Chiedetelo a chiunque capisca anche solo un poco di calcio cosa si intenda con “més que un club”, la risposta che vi sarà data è sempre e solo quella: “Barcelona FC“. Società dal fascino unico, conosciuta in tutto il mondo, signori: è la squadra di Lionel Messi, il giocatore più forte di tutto il panorama calcistico internazionale, l’erede – secondo tantissimi – di Diego Armando Maradona.
Un club, il Barça, capace di costruire attorno al suo nome uno stile di fare calcio. Una società in grado di cambiare completamente il modo di concepire la tattica. Chi non sa cosa sia il tiki-taka: se ne è parlato e riparlato, a un certo punto, un paio di anni fa, era diventato oramai un tormentone: è lo stile di gioco fatto di passaggi continui, veloci, irritanti. Imitato un po’ ovunque ma mai veramente nella maniera giusta (ricordatevi la Roma di Luis Enrique… e dimenticatela subito), elogiato forse anche troppo di quanto lo si doveva realmente fare, studiato, ristudiato, entrato in breve tempo nel manuale della tattica del calcio. Chi non ricorda, poi, la nascita del “falso nueve”, il finto centravanti, il numero nove che più che segnare deve far segnare… anche se a ben pensarci, fermi tutti solo un attimo: ritorno a prendere in causa la Roma. Ricordate quella spallettiana? Giocava praticamente senza attaccante di riferimento. Già, una sorta di falso nueve non ufficiale. Ma vabbè, diamo il brevetto al Barça, fa decisamente più Figo (passatemela).

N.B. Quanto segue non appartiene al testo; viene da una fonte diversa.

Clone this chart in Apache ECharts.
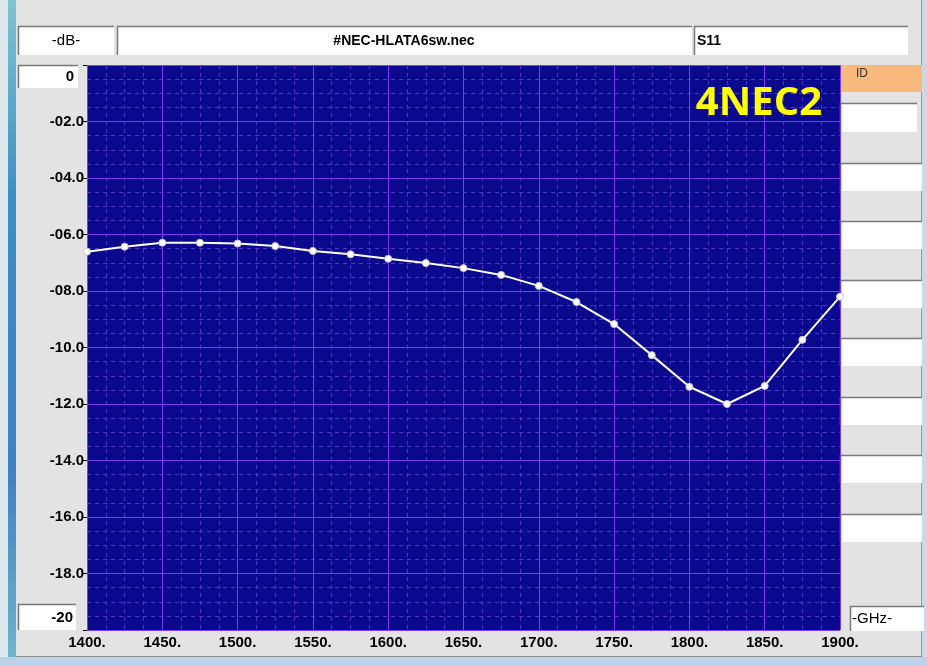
<!DOCTYPE html>
<html>
<head>
<meta charset="utf-8">
<script src="https://cdn.jsdelivr.net/npm/echarts@6/dist/echarts.min.js"></script>
<style>
html,body{margin:0;padding:0;background:#e3e3e3;}
#chart{width:927px;height:666px;}
</style>
</head>
<body>
<div id="chart"></div>
<script>
// ---- data ----
const freqs = [1400,1425,1450,1475,1500,1525,1550,1575,1600,1625,1650,1675,1700,1725,1750,1775,1800,1825,1850,1875,1900];
const s11dB = [-6.61,-6.43,-6.29,-6.29,-6.32,-6.41,-6.58,-6.70,-6.86,-7.01,-7.19,-7.43,-7.82,-8.39,-9.17,-10.27,-11.39,-12.0,-11.36,-9.73,-8.2];
const xTicks = [1400,1450,1500,1550,1600,1650,1700,1750,1800,1850,1900];
const yTicks = [0,-2,-4,-6,-8,-10,-12,-14,-16,-18,-20];
const headerUnit = '-dB-';
const headerTitle = '#NEC-HLATA6sw.nec';
const headerParam = 'S11';
const yTopLabel = '0';
const yBottomLabel = '-20';
const xUnitLabel = '-GHz-';
const sideHeader = 'ID';
const watermark = '4NEC2';

const chart = echarts.init(document.getElementById('chart'), null, {renderer:'canvas'});
const FONT = '"Liberation Sans", Arial, sans-serif';

function sunkenBox(x, y, w, h){
  return [
    {type:'rect', shape:{x:x, y:y, width:w, height:h}, style:{fill:'#ffffff'}, silent:true},
    {type:'polyline', shape:{points:[[x+0.5,y+h],[x+0.5,y+0.5],[x+w,y+0.5]]}, style:{stroke:'#7a7a7a', lineWidth:1.5, fill:null}, silent:true}
  ];
}

const graphics = [];
// window frame pieces
graphics.push({type:'rect', shape:{x:0,y:0,width:8,height:666}, style:{fill:'#dde8ec'}, silent:true});
graphics.push({type:'rect', shape:{x:8,y:0,width:8,height:666}, style:{fill:new echarts.graphic.LinearGradient(0,0,0,1,[{offset:0,color:'#7fc3cf'},{offset:0.3,color:'#3b8ec4'},{offset:0.7,color:'#3f7fc4'},{offset:1,color:'#6fb7c9'}])}, silent:true});
graphics.push({type:'rect', shape:{x:922,y:0,width:5,height:666}, style:{fill:'#c9d9e6'}, silent:true});
graphics.push({type:'line', shape:{x1:921.5,y1:0,x2:921.5,y2:656}, style:{stroke:'#9a9a9a', lineWidth:1}, silent:true});
graphics.push({type:'rect', shape:{x:0,y:657,width:927,height:9}, style:{fill:'#bcd2e8'}, silent:true});
graphics.push({type:'line', shape:{x1:16,y1:656.5,x2:922,y2:656.5}, style:{stroke:'#8e8e8e', lineWidth:1}, silent:true});

// header boxes
graphics.push(...sunkenBox(18,26,96,29));
graphics.push(...sunkenBox(117,26,575,29));
graphics.push(...sunkenBox(694,26,214,29));
graphics.push({type:'text', style:{x:66,y:41,text:headerUnit,font:'15px '+FONT,fill:'#000',textAlign:'center',textVerticalAlign:'middle'}, silent:true});
graphics.push({type:'text', style:{x:404,y:41,text:headerTitle,font:'bold 14px '+FONT,fill:'#000',textAlign:'center',textVerticalAlign:'middle'}, silent:true});
graphics.push({type:'text', style:{x:697,y:41,text:headerParam,font:'bold 14px '+FONT,fill:'#000',textAlign:'left',textVerticalAlign:'middle'}, silent:true});

// y extreme boxes
graphics.push(...sunkenBox(18,65,60,23));
graphics.push({type:'text', style:{x:74,y:77,text:yTopLabel,font:'bold 15px '+FONT,fill:'#000',textAlign:'right',textVerticalAlign:'middle'}, silent:true});
graphics.push(...sunkenBox(18,604,58,26));
graphics.push({type:'text', style:{x:73,y:618,text:yBottomLabel,font:'bold 15px '+FONT,fill:'#000',textAlign:'right',textVerticalAlign:'middle'}, silent:true});

// GHz box
graphics.push(...sunkenBox(850,606,74,25));
graphics.push({type:'text', style:{x:852,y:619,text:xUnitLabel,font:'15px '+FONT,fill:'#000',textAlign:'left',textVerticalAlign:'middle'}, silent:true});

// right side panel
graphics.push({type:'rect', shape:{x:840,y:65,width:82,height:27}, style:{fill:'#f8b97c'}, silent:true});
graphics.push({type:'text', style:{x:856,y:74,text:sideHeader,font:'12px '+FONT,fill:'#333',textAlign:'left',textVerticalAlign:'middle'}, silent:true});
graphics.push(...sunkenBox(840,103,77,29));
[163,221,280,338,397,455,514].forEach(t => graphics.push(...sunkenBox(840,t,82,28)));

// watermark
graphics.push({type:'text', z:100, style:{x:822,y:104,text:watermark,font:'bold 40px "Open Sans", '+FONT,fill:'#ffff00',textAlign:'right',textVerticalAlign:'middle'}, silent:true});

const option = {
  backgroundColor:'#e3e3e3',
  animation:false,
  grid:{left:87, top:65, width:753, height:565, show:true, backgroundColor:'#0b0a8e', borderWidth:0},
  xAxis:{
    type:'value', min:xTicks[0], max:xTicks[xTicks.length-1], interval:50,
    axisLine:{show:false}, axisTick:{show:false},
    axisLabel:{formatter:v=>v+'.', color:'#000', fontFamily:FONT, fontWeight:'bold', fontSize:15, margin:5},
    splitLine:{show:true, lineStyle:{color:'#7a3cf0', width:1}},
    minorTick:{show:false, splitNumber:4},
    minorSplitLine:{show:true, lineStyle:{color:'#4f34c8', width:1, type:[4,4]}}
  },
  yAxis:{
    type:'value', min:yTicks[yTicks.length-1], max:yTicks[0], interval:2,
    axisLine:{show:false},
    axisTick:{show:true, length:4, lineStyle:{color:'#000', width:1}},
    axisLabel:{formatter:v=>(v===0||v===-20)?'':'-'+String(Math.abs(v)).padStart(2,'0')+'.0', color:'#000', fontFamily:FONT, fontWeight:'bold', fontSize:15, margin:3},
    splitLine:{show:true, lineStyle:{color:'#7a3cf0', width:1}},
    minorTick:{show:false, splitNumber:4},
    minorSplitLine:{show:true, lineStyle:{color:'#4f34c8', width:1, type:[4,4]}}
  },
  series:[{
    type:'line',
    data:freqs.map((f,i)=>[f,s11dB[i]]),
    symbol:'circle', symbolSize:7, showAllSymbol:true,
    lineStyle:{color:'#ffffff', width:2},
    itemStyle:{color:'#ffffff', borderColor:'#c8c8d8', borderWidth:1},
    clip:false, z:5
  }],
  graphic:graphics
};
chart.setOption(option);
</script>
</body>
</html>
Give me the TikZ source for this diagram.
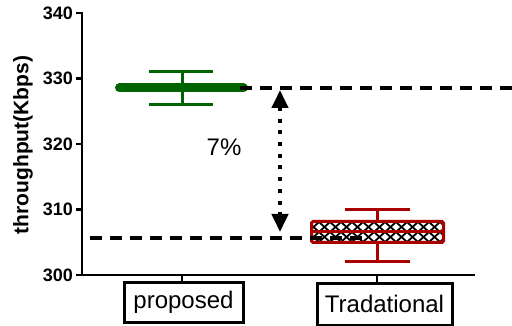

Insomma, facendola breve… giù il cappello dinanzi alla grandezza della società blaugrana. Infinita la sua storia, immenso il suo blasone. Anche se… diciamolo, purtroppo sembra essere finito un ciclo. Sembrava già essere finito quando Guardiola aveva deciso di andar via, ma suvvia, calma, vediamo cosa bolle ancora in pentola, vediamo cosa accade nelle gestioni a venire. Sfortunata quella di Tito Vilanova, costretto a lasciare per problemi veri, di salute; non così convincente quella attuale del Tata Martino, che in Liga insegue, in Champions… è caduta. Già, la colpa è sempre di quelli lì, quei ragazzi terribili guidati da una nostra vecchia conoscenza. Cholo Simeone: che fai, rendi l’Atletico Madrid uno squadrone imbattibile? Primo in campionato, ora in semifinale di Champions League. Che qualità, i Colchoneros. Che gioco, che intraprendenza. Il gol di Koke ha mandato in paradiso la Madrid biancorossa, e all’inferno un Barcellona che… sì, il ciclo l’ha ufficialmente chiuso. Addio tiki-taka, addio sogni di gloria, perlomeno per quest’anno. In Catalogna no, non ci si esalta come negli anni passati: qualcosa non quadra, qualcosa non quadra… nella testa. Di chi? Dei giocatori, dell’allenatore, della dirigenza, in generale… di tutti. È come se la società intera sentisse che il momento non è dei migliori, e ne soffre. Riesce in qualche modo a sopperire a gran parte delle difficoltà grazie alla tecnica immensa dei giocatori che ha in squadra e alle abilità di un allenatore comunque capace, ma è palese che questo Barça non sia il solito Barça. C’è bisogno, dunque, di cambiare qualcosa, di avvitare qualche rotella, di tornare a considerarsi i migliori. Perché ora come ora, il Barcellona non è più “més que un club” (più di un club). E’ attualmente un club… normale, dalla storia super, certo, ma del tutto normale. Cioè: è e resta forte, blasonato, ma non dà l’impressione di essere più così speciale. Problema, questo, da risolvere immediatamente, situazione da saper gestire nel migliore dei modi. Barcellona è bene che sia grande. Perché quei colori, quello stadio, sono unici; e quella città, che vive e respira calcio, no: non può e non deve mai accontentarsi.